The 200-page book is divided into seven chapters—History, Doctrine, an Anthology of Melkite Literature, Sacred Art, Spiritual Life, Community Profile, and Ecclesial Organization. It is followed by statistical tables for the Orthdox and Greek Catholic populations of various Middle Eastern countries and a bibliography of related works in English. The original French edition had a much more extensive bibliography covering most modern languages, so it’s a serious loss that the English edition’s bibliography is so needlessly impoverished.

Fr. Dick is a competent scholar of Arab Christianity in the pre-modern period, and so his history, while brief, is generally quite accurate and informative given the current state of research in the field. The Orthodox reader, however, should be warned that because it was written specifically for a Catholic audience, it does write about events immediately before and after the schism of 1724 with a strongly Catholic bias. Also, its attempts at bolstering the Greek Catholic foundational myth by portraying Antioch as having always been pro-Roman to some degree are not as well-supported as the author imagines. However, non-polemical research on the Orthodox community in greater Syria in the Arab and Ottoman periods is still at best still in its infancy.

What makes this book really worthwhile, however, is the fifty-page anthology of Melkite* literature from St. Romanos the Melodist through the modern period. While the selections from Antiochene Greek literature can be found elsewhere, many of the selections from Arabic works are not available in English, sometimes not in any western language at all, and in a few cases were translated from unedited manuscripts unavailable to anyone except a few specialists. Thus, the translation from Ibrahim ibn Yuhanna the Protospatharos’s (fl. in the second half of the 10th century) life of the martyred Patriarch Christopher of Antioch (d. May 23, 967) is to my knowledge not available in English. His translation of the deacon Abdallah ibn al-Fadl al-Antaki’s (fl. ca. 1050) Kitab Bahjat al-Mu’min is a translation from an unedited manuscript. The extract from Nikon of the Black Mountain’s (d. very early 12th century) Pandektes is from an unedited Greek manuscript (the fact that this very influential work, originally written in Greek and immediately translated into Arabic, hasn’t been edited in any language save Slavonic is a travesty!). The translation from Paul of Antioch/Sidon’s (mid 12th century?) Letter to a Muslim Friend had previously only been translated into French, but I’m hoping a full English translation will come out in about a year and a half. The translations of Ottoman-era and early modern texts focus entirely on Orthodox-Catholic relations, from a strongly ecumenical Greek Catholic perspective and are only of marginal interest except to hobbyists of ecumenism.

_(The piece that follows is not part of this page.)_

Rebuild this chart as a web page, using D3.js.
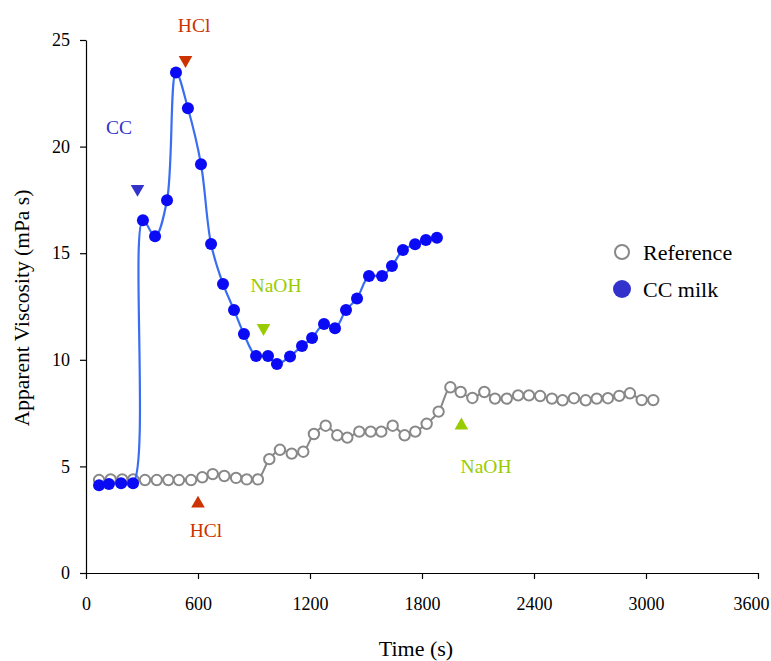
<!DOCTYPE html>
<html>
<head>
<meta charset="utf-8">
<script src="https://cdn.jsdelivr.net/npm/d3@7"></script>
<style>
  html, body { margin: 0; padding: 0; background: #fff; }
  svg { display: block; }
  text { font-family: "Liberation Serif", "Times New Roman", serif; }
</style>
</head>
<body>
<svg id="chart" width="771" height="661"></svg>
<script>
// ---------- data ----------
const refTime = [70,132,194,253,316,379,441,498,563,623,679,741,804,861,921,982,1039,1102,1164,1221,1284,1346,1400,1464,1525,1582,1643,1707,1764,1825,1889,1952,2007,2070,2134,2191,2254,2315,2373,2433,2496,2553,2614,2677,2736,2796,2857,2914,2977,3039];
const refVisc = [4.36,4.39,4.39,4.39,4.36,4.36,4.36,4.36,4.36,4.49,4.64,4.55,4.46,4.39,4.39,5.34,5.78,5.60,5.69,6.52,6.91,6.46,6.35,6.63,6.63,6.63,6.91,6.46,6.63,7.00,7.57,8.71,8.49,8.21,8.49,8.18,8.18,8.33,8.33,8.30,8.18,8.10,8.20,8.10,8.18,8.20,8.31,8.43,8.11,8.11];

const ccTime = [70,123,188,252,305,370,434,482,546,616,670,734,793,846,911,975,1023,1093,1157,1211,1275,1334,1393,1452,1516,1586,1639,1698,1763,1821,1880];
const ccVisc = [4.12,4.17,4.21,4.21,16.54,15.79,17.48,23.48,21.80,19.17,15.43,13.56,12.34,11.21,10.18,10.18,9.80,10.16,10.65,11.02,11.68,11.48,12.34,12.88,13.93,13.93,14.40,15.15,15.42,15.62,15.73];

const xTicks = [0,600,1200,1800,2400,3000,3600];
const yTicks = [0,5,10,15,20,25];

const seriesNames = ["Reference","CC milk"];

// annotations: label, marker anchor (time, viscosity), label anchor (time, viscosity), direction
const annLabel = ["CC","HCl","NaOH","HCl","NaOH"];
const annMarkT = [276,533,951,600,2011];
const annMarkV = [18.01,24.06,11.49,3.26,6.92];
const annTextT = [177,579,1018,643,2143];
const annTextV = [20.59,25.38,13.18,1.69,4.69];
const annDir   = ["down","down","down","up","up"];
const annColor = ["#3333cc","#cc3300","#99cc00","#cc3300","#99cc00"];

// ---------- chart ----------
const svg = d3.select("#chart");
const x = d3.scaleLinear().domain([0,3600]).range([86,758]);
const y = d3.scaleLinear().domain([0,25]).range([573,40]);

// axes
const xAxis = d3.axisBottom(x).tickValues(xTicks).tickFormat(d3.format("d"))
  .tickSize(6).tickSizeOuter(0).tickPadding(18);
const yAxis = d3.axisLeft(y).tickValues(yTicks).tickFormat(d3.format("d"))
  .tickSize(6).tickSizeOuter(0).tickPadding(10);

const gx = svg.append("g").attr("transform","translate(0,573)").call(xAxis);
const gy = svg.append("g").attr("transform","translate(86,0)").call(yAxis);
[gx, gy].forEach(g => {
  g.selectAll("path.domain").attr("stroke","#000").attr("stroke-width",1.2);
  g.selectAll(".tick line").attr("stroke","#000").attr("stroke-width",1.2);
  g.selectAll(".tick text").attr("fill","#000").style("font-size","18px")
    .style("font-family",'"Liberation Serif", serif');
});
// keep the last x label inside the picture
gx.selectAll(".tick text").filter(d => d === 3600)
  .attr("text-anchor","end").attr("dx", 11);

// axis titles
svg.append("text").attr("x",416).attr("y",656).attr("text-anchor","middle")
  .style("font-size","22px").text("Time (s)");
svg.append("text").attr("transform","translate(29,308) rotate(-90)").attr("text-anchor","middle")
  .style("font-size","21.5px").text("Apparent Viscosity (mPa s)");

const curve = d3.curveCatmullRom.alpha(0.5);

const refData = refTime.map((t,i)=>({t, v: refVisc[i]}));
const ccData = ccTime.map((t,i)=>({t, v: ccVisc[i]}));

const line = d3.line().x(d=>x(d.t)).y(d=>y(d.v)).curve(curve);

// reference series
svg.append("path").datum(refData).attr("d",line)
  .attr("fill","none").attr("stroke","#888888").attr("stroke-width",2);
svg.append("g").selectAll("circle").data(refData).join("circle")
  .attr("cx",d=>x(d.t)).attr("cy",d=>y(d.v)).attr("r",5.2)
  .attr("fill","#fff").attr("stroke","#888888").attr("stroke-width",2);

// CC milk series
svg.append("path").datum(ccData).attr("d",line)
  .attr("fill","none").attr("stroke","#3a6ef2").attr("stroke-width",2.2);
svg.append("g").selectAll("circle").data(ccData).join("circle")
  .attr("cx",d=>x(d.t)).attr("cy",d=>y(d.v)).attr("r",6)
  .attr("fill","#0a0af5");

// annotations
const tri = d3.symbol().type(d3.symbolTriangle).size(80);
annLabel.forEach((lab,i)=>{
  const mx = x(annMarkT[i]), my = y(annMarkV[i]);
  svg.append("path").attr("d",tri())
    .attr("transform",`translate(${mx},${my}) rotate(${annDir[i]==="down"?180:0})`)
    .attr("fill",annColor[i]);
  svg.append("text").attr("x",x(annTextT[i])).attr("y",y(annTextV[i]))
    .attr("text-anchor","middle").attr("fill",annColor[i])
    .style("font-size","19.5px").text(lab);
});

// legend
const legend = svg.append("g");
legend.append("circle").attr("cx",622).attr("cy",252).attr("r",7)
  .attr("fill","#fff").attr("stroke","#888888").attr("stroke-width",2);
legend.append("circle").attr("cx",622).attr("cy",289).attr("r",9)
  .attr("fill","#3333cc");
legend.append("text").attr("x",643).attr("y",260).style("font-size","22px").attr("fill","#000").text(seriesNames[0]);
legend.append("text").attr("x",643).attr("y",297).style("font-size","22px").attr("fill","#000").text(seriesNames[1]);
</script>
</body>
</html>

The other chapters of the book, while well-informed, are all written from the perspective of Greek Catholics as ‘Orthodox in Communion with Rome’ and are only somewhat informative to those uninterested in that particular problematique. All that said, while this book has some serious drawbacks for an Orthodox readership, it contains the best presentation available in English of the History of Arabic-speaking Orthodox Christians and also presents an extremely valuable contribution in the form of the translated anthology. We can hope that in the not-terribly-distant future the groundwork laid by scholars such as Fr. Dick can be built upon in a way accessible to a broader audience.

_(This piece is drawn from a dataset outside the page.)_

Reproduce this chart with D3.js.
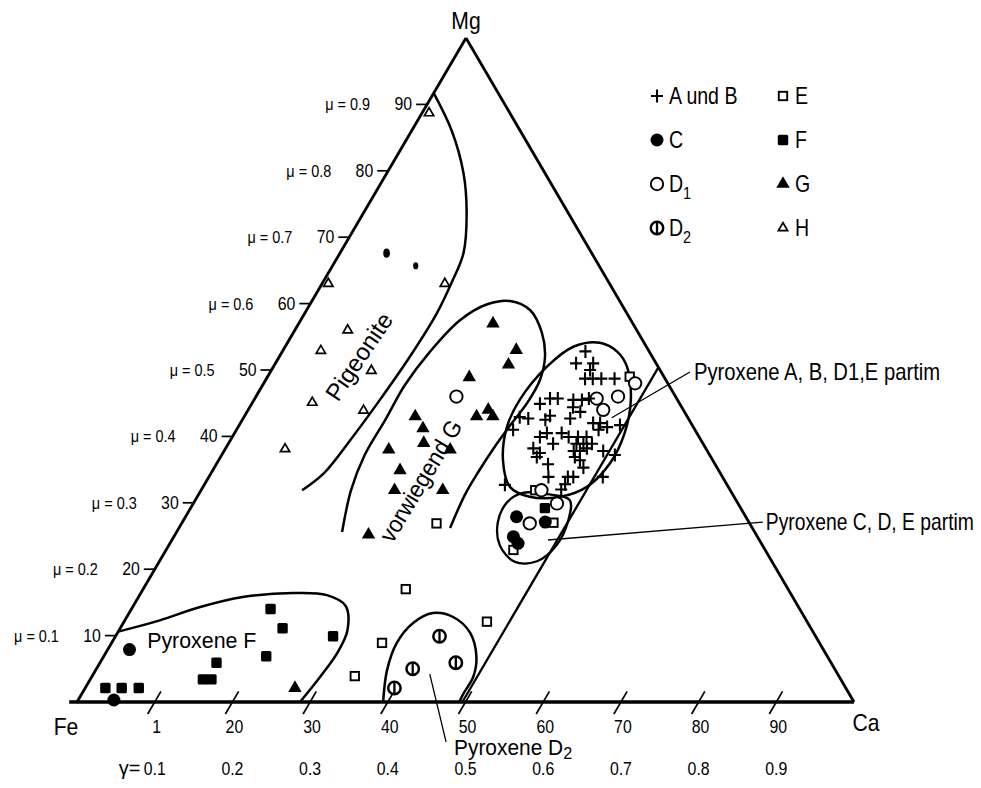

*As discussed before on this blog, the term ‘Melkite’ was the term most often used in Arabic in the pre-modern period by Orthodox Christians to distinguish themselves from other Christian sects, who also all call themselves ‘Orthodox’. After the schism of 1724, this term fell out of favor with the Orthodox, but was kept by the Greek Catholics of Syria. Fr. Dick, in searching for an accurate term to use in his book, attempts to revive the broader application of ‘Melkite’.